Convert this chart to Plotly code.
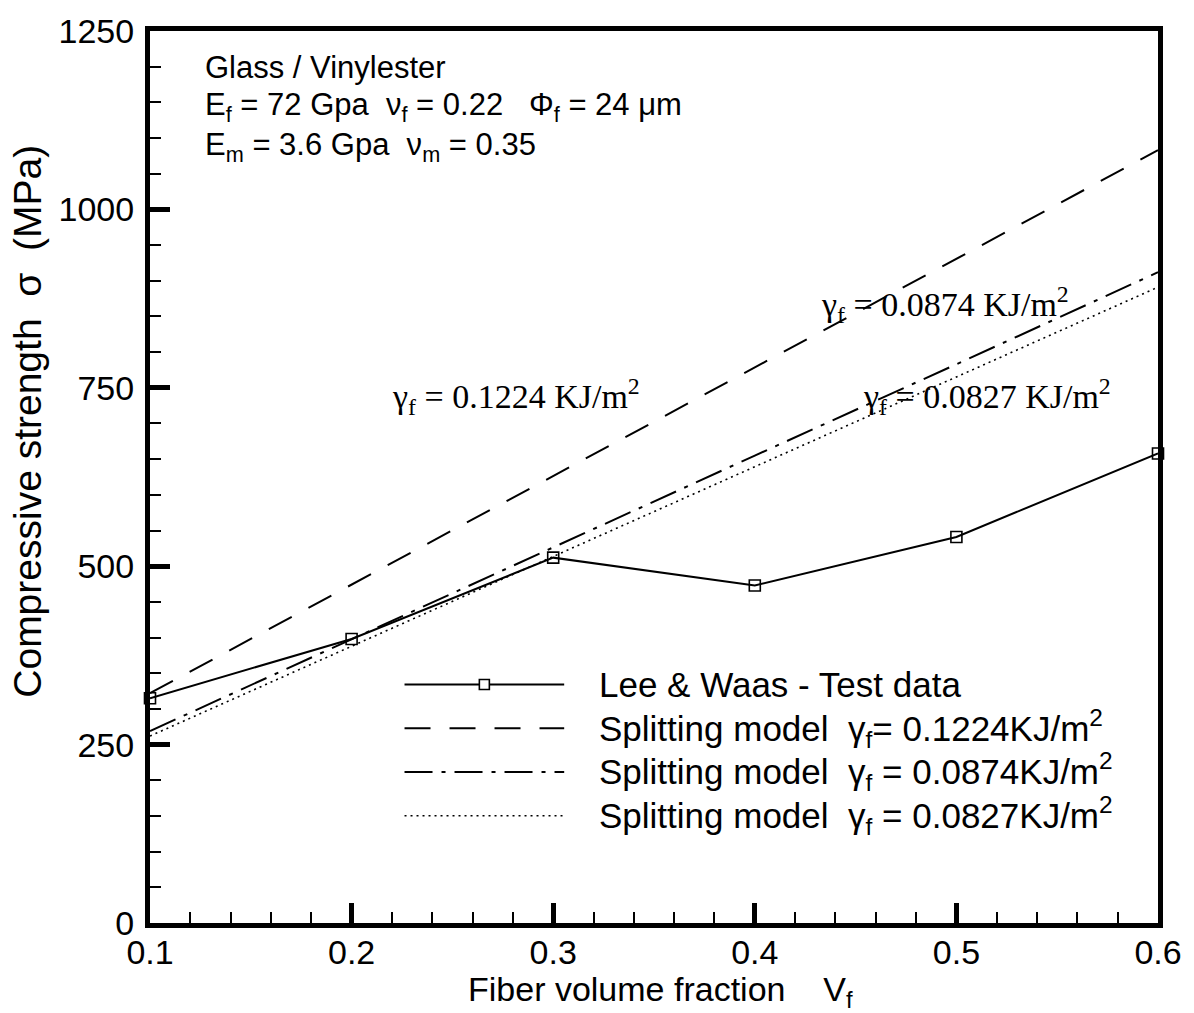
import plotly.graph_objects as go

# ---- data ----
vf = [0.1, 0.2, 0.3, 0.4, 0.5, 0.6]
test_data = [315, 398, 512, 473, 541, 658]
split_1224 = [322, 474, 626, 779, 931, 1083]
split_0874 = [269, 398, 526, 655, 783, 912]
split_0827 = [262, 388, 514, 639, 765, 891]

x_ticks = [0.1, 0.2, 0.3, 0.4, 0.5, 0.6]
y_ticks = [0, 250, 500, 750, 1000, 1250]

legend_labels = [
    "Lee & Waas - Test data",
    "Splitting model\u00a0\u00a0γ<sub>f</sub>= 0.1224KJ/m<sup>2</sup>",
    "Splitting model\u00a0\u00a0γ<sub>f</sub> = 0.0874KJ/m<sup>2</sup>",
    "Splitting model\u00a0\u00a0γ<sub>f</sub> = 0.0827KJ/m<sup>2</sup>",
]

SANS = "Liberation Sans, Arial, sans-serif"
SERIF = "Liberation Serif, Times New Roman, serif"

fig = go.Figure()
fig.add_trace(go.Scatter(x=vf, y=split_1224, mode="lines",
                         line=dict(color="black", width=2, dash="26px,19px"), showlegend=False))
fig.add_trace(go.Scatter(x=vf, y=split_0874, mode="lines",
                         line=dict(color="black", width=2, dash="28px,9px,4px,9px"), showlegend=False))
fig.add_trace(go.Scatter(x=vf, y=split_0827, mode="lines",
                         line=dict(color="black", width=1.6, dash="2px,4px"), showlegend=False))
fig.add_trace(go.Scatter(x=vf, y=test_data, mode="lines+markers",
                         line=dict(color="black", width=2),
                         marker=dict(symbol="square-open", size=11, color="black", line=dict(width=1.6)),
                         cliponaxis=False, showlegend=False))

axis_common = dict(showgrid=False, zeroline=False, showline=True, linecolor="black",
                   linewidth=5, mirror=True, ticks="inside", tickcolor="black",
                   ticklen=20, tickwidth=5,
                   tickfont=dict(family=SANS, size=34, color="black"))

fig.update_xaxes(range=[0.1, 0.6], tickvals=x_ticks, ticktext=[f"{v:.1f}" for v in x_ticks],
                 minor=dict(ticks="inside", dtick=0.02, ticklen=11, tickwidth=1.5, tickcolor="black"),
                 ticklabelstandoff=-5, **axis_common)
fig.update_yaxes(range=[0, 1250], tickvals=y_ticks, ticktext=[str(v) for v in y_ticks],
                 minor=dict(ticks="inside", dtick=50, ticklen=11, tickwidth=1.5, tickcolor="black"),
                 ticklabelstandoff=4, **axis_common)

annotations = []
# parameter text block
info_lines = [
    "Glass / Vinylester",
    "E<sub>f</sub> = 72 Gpa\u00a0\u00a0ν<sub>f</sub> = 0.22\u00a0\u00a0\u00a0Φ<sub>f</sub> = 24 μm",
    "E<sub>m</sub> = 3.6 Gpa\u00a0\u00a0ν<sub>m</sub> = 0.35",
]
for i, t in enumerate(info_lines):
    annotations.append(dict(text=t, xref="paper", yref="paper", x=0.0525, y=0.959 - i * 0.0445,
                            xanchor="left", yanchor="middle", showarrow=False,
                            font=dict(family=SANS, size=31, color="black")))

# curve labels (Times)
curve_labels = [
    ("γ<sub>f</sub> = 0.1224 KJ/m<sup>2</sup>", 0.2188, 738),
    ("γ<sub>f</sub> = 0.0874 KJ/m<sup>2</sup>", 0.4317, 867),
    ("γ<sub>f</sub> = 0.0827 KJ/m<sup>2</sup>", 0.4525, 738),
]
for t, x, y in curve_labels:
    annotations.append(dict(text=t, x=x, y=y, xref="x", yref="y", xanchor="left", yanchor="middle",
                            showarrow=False, font=dict(family=SERIF, size=34, color="black")))

# axis titles
annotations.append(dict(text="Fiber volume fraction\u00a0\u00a0\u00a0\u00a0V<sub>f</sub>", xref="paper", yref="paper",
                        x=0.506, y=-0.077, xanchor="center", yanchor="middle", showarrow=False,
                        font=dict(family=SANS, size=34, color="black")))
annotations.append(dict(text="Compressive strength\u00a0\u00a0σ\u00a0\u00a0(MPa)", xref="paper", yref="paper",
                        x=-0.121, y=0.562, xanchor="center", yanchor="middle", textangle=-90,
                        showarrow=False, font=dict(family=SANS, size=39, color="black")))

# custom legend
shapes = []
leg_x0, leg_x1, txt_x = 0.2525, 0.4109, 0.4436
leg_y = [0.2673, 0.2183, 0.1693, 0.1203]
leg_dash = ["solid", "26px,19px", "28px,9px,4px,9px", "2px,4px"]
leg_w = [2, 2, 2, 1.6]
for i in range(4):
    shapes.append(dict(type="line", xref="paper", yref="paper", x0=leg_x0, x1=leg_x1,
                       y0=leg_y[i], y1=leg_y[i], line=dict(color="black", width=leg_w[i], dash=leg_dash[i])))
    annotations.append(dict(text=legend_labels[i], xref="paper", yref="paper", x=txt_x, y=leg_y[i],
                            xanchor="left", yanchor="middle", showarrow=False,
                            font=dict(family=SANS, size=35, color="black")))
shapes.append(dict(type="rect", xref="paper", yref="paper", xsizemode="pixel", ysizemode="pixel",
                   xanchor=(leg_x0 + leg_x1) / 2, yanchor=leg_y[0], x0=-5, x1=5, y0=-5, y1=5,
                   line=dict(color="black", width=1.6), fillcolor="white"))

fig.update_layout(
    width=1194, height=1013,
    margin=dict(l=150, r=34, t=25, b=90),
    plot_bgcolor="white", paper_bgcolor="white",
    showlegend=False,
    annotations=annotations,
    shapes=shapes,
)

fig.write_html("out.html")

|---|

DIRECTIONS FOR THIS TASK: Leave out the pictures and give the listing above again exactly.

RIGHT ANSWER:
Convert this chart to Plotly code.
import plotly.graph_objects as go

# ---- data ----
vf = [0.1, 0.2, 0.3, 0.4, 0.5, 0.6]
test_data = [315, 398, 512, 473, 541, 658]
split_1224 = [322, 474, 626, 779, 931, 1083]
split_0874 = [269, 398, 526, 655, 783, 912]
split_0827 = [262, 388, 514, 639, 765, 891]

x_ticks = [0.1, 0.2, 0.3, 0.4, 0.5, 0.6]
y_ticks = [0, 250, 500, 750, 1000, 1250]

legend_labels = [
    "Lee & Waas - Test data",
    "Splitting model\u00a0\u00a0γ<sub>f</sub>= 0.1224KJ/m<sup>2</sup>",
    "Splitting model\u00a0\u00a0γ<sub>f</sub> = 0.0874KJ/m<sup>2</sup>",
    "Splitting model\u00a0\u00a0γ<sub>f</sub> = 0.0827KJ/m<sup>2</sup>",
]

SANS = "Liberation Sans, Arial, sans-serif"
SERIF = "Liberation Serif, Times New Roman, serif"

fig = go.Figure()
fig.add_trace(go.Scatter(x=vf, y=split_1224, mode="lines",
                         line=dict(color="black", width=2, dash="26px,19px"), showlegend=False))
fig.add_trace(go.Scatter(x=vf, y=split_0874, mode="lines",
                         line=dict(color="black", width=2, dash="28px,9px,4px,9px"), showlegend=False))
fig.add_trace(go.Scatter(x=vf, y=split_0827, mode="lines",
                         line=dict(color="black", width=1.6, dash="2px,4px"), showlegend=False))
fig.add_trace(go.Scatter(x=vf, y=test_data, mode="lines+markers",
                         line=dict(color="black", width=2),
                         marker=dict(symbol="square-open", size=11, color="black", line=dict(width=1.6)),
                         cliponaxis=False, showlegend=False))

axis_common = dict(showgrid=False, zeroline=False, showline=True, linecolor="black",
                   linewidth=5, mirror=True, ticks="inside", tickcolor="black",
                   ticklen=20, tickwidth=5,
                   tickfont=dict(family=SANS, size=34, color="black"))

fig.update_xaxes(range=[0.1, 0.6], tickvals=x_ticks, ticktext=[f"{v:.1f}" for v in x_ticks],
                 minor=dict(ticks="inside", dtick=0.02, ticklen=11, tickwidth=1.5, tickcolor="black"),
                 ticklabelstandoff=-5, **axis_common)
fig.update_yaxes(range=[0, 1250], tickvals=y_ticks, ticktext=[str(v) for v in y_ticks],
                 minor=dict(ticks="inside", dtick=50, ticklen=11, tickwidth=1.5, tickcolor="black"),
                 ticklabelstandoff=4, **axis_common)

annotations = []
# parameter text block
info_lines = [
    "Glass / Vinylester",
    "E<sub>f</sub> = 72 Gpa\u00a0\u00a0ν<sub>f</sub> = 0.22\u00a0\u00a0\u00a0Φ<sub>f</sub> = 24 μm",
    "E<sub>m</sub> = 3.6 Gpa\u00a0\u00a0ν<sub>m</sub> = 0.35",
]
for i, t in enumerate(info_lines):
    annotations.append(dict(text=t, xref="paper", yref="paper", x=0.0525, y=0.959 - i * 0.0445,
                            xanchor="left", yanchor="middle", showarrow=False,
                            font=dict(family=SANS, size=31, color="black")))

# curve labels (Times)
curve_labels = [
    ("γ<sub>f</sub> = 0.1224 KJ/m<sup>2</sup>", 0.2188, 738),
    ("γ<sub>f</sub> = 0.0874 KJ/m<sup>2</sup>", 0.4317, 867),
    ("γ<sub>f</sub> = 0.0827 KJ/m<sup>2</sup>", 0.4525, 738),
]
for t, x, y in curve_labels:
    annotations.append(dict(text=t, x=x, y=y, xref="x", yref="y", xanchor="left", yanchor="middle",
                            showarrow=False, font=dict(family=SERIF, size=34, color="black")))

# axis titles
annotations.append(dict(text="Fiber volume fraction\u00a0\u00a0\u00a0\u00a0V<sub>f</sub>", xref="paper", yref="paper",
                        x=0.506, y=-0.077, xanchor="center", yanchor="middle", showarrow=False,
                        font=dict(family=SANS, size=34, color="black")))
annotations.append(dict(text="Compressive strength\u00a0\u00a0σ\u00a0\u00a0(MPa)", xref="paper", yref="paper",
                        x=-0.121, y=0.562, xanchor="center", yanchor="middle", textangle=-90,
                        showarrow=False, font=dict(family=SANS, size=39, color="black")))

# custom legend
shapes = []
leg_x0, leg_x1, txt_x = 0.2525, 0.4109, 0.4436
leg_y = [0.2673, 0.2183, 0.1693, 0.1203]
leg_dash = ["solid", "26px,19px", "28px,9px,4px,9px", "2px,4px"]
leg_w = [2, 2, 2, 1.6]
for i in range(4):
    shapes.append(dict(type="line", xref="paper", yref="paper", x0=leg_x0, x1=leg_x1,
                       y0=leg_y[i], y1=leg_y[i], line=dict(color="black", width=leg_w[i], dash=leg_dash[i])))
    annotations.append(dict(text=legend_labels[i], xref="paper", yref="paper", x=txt_x, y=leg_y[i],
                            xanchor="left", yanchor="middle", showarrow=False,
                            font=dict(family=SANS, size=35, color="black")))
shapes.append(dict(type="rect", xref="paper", yref="paper", xsizemode="pixel", ysizemode="pixel",
                   xanchor=(leg_x0 + leg_x1) / 2, yanchor=leg_y[0], x0=-5, x1=5, y0=-5, y1=5,
                   line=dict(color="black", width=1.6), fillcolor="white"))

fig.update_layout(
    width=1194, height=1013,
    margin=dict(l=150, r=34, t=25, b=90),
    plot_bgcolor="white", paper_bgcolor="white",
    showlegend=False,
    annotations=annotations,
    shapes=shapes,
)

fig.write_html("out.html")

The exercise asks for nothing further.